A tiny remnant of that 1970’s art scene lives on at Mothership. This artist live-and-work space collective is housed in a permanently docked Brooklyn warehouse at the end of a gritty, industrial street that backs up to Newton Creek. This ship that does not sail is a proud throwback to New York’s art past and serves as a safe harbor where international artists can afford too anchor themselves in the 21st century.
Mothership has an open-house event on the second Tuesday of each month featuring artists of all stripes: filmmakers, performance artists, painters, sculptors, and so forth. When the weather cooperates, the guests migrate up the few steps to Mothership’s spacious, unimproved rooftop.
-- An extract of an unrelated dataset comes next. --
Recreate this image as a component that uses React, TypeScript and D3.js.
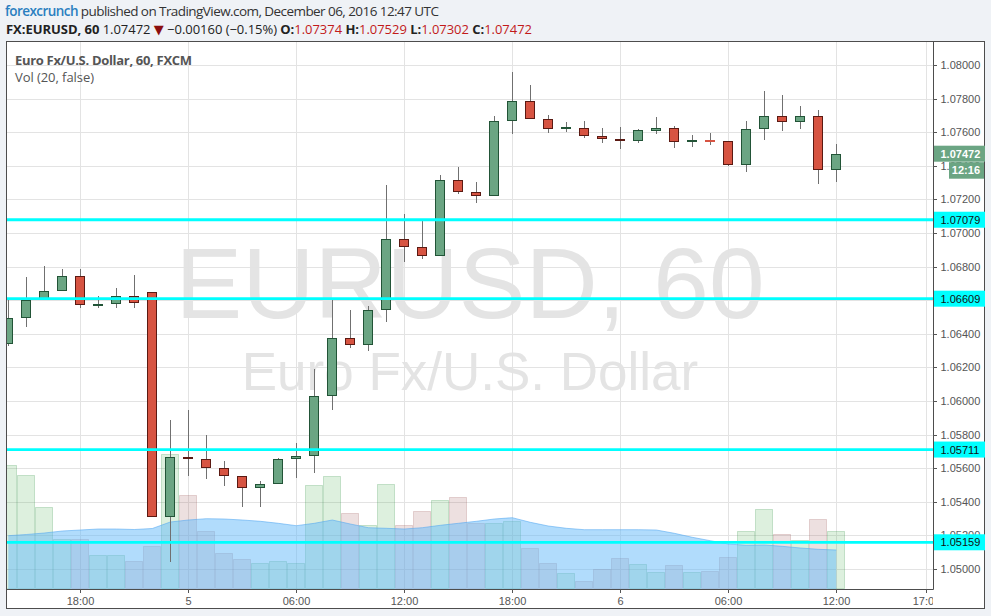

The evening becomes that month’s variation of an open-air art party, as well as a blast from New York City’s less stuffy, more avant-garde past.
Artists and non-artists are warmly welcomed at these casual events that require not much more than an open mind and a willingness to venture out to an edge of Brooklyn that might not be familiar, though it is easy enough to find. The schedule can vary so please check the website for monthly events and surprises that Captain Sol Kjøk and her mates create. There is never a dull moment at Mothership, and when it’s warm and inviting outside, the rooftop is open for expansive views while expanding your mind.”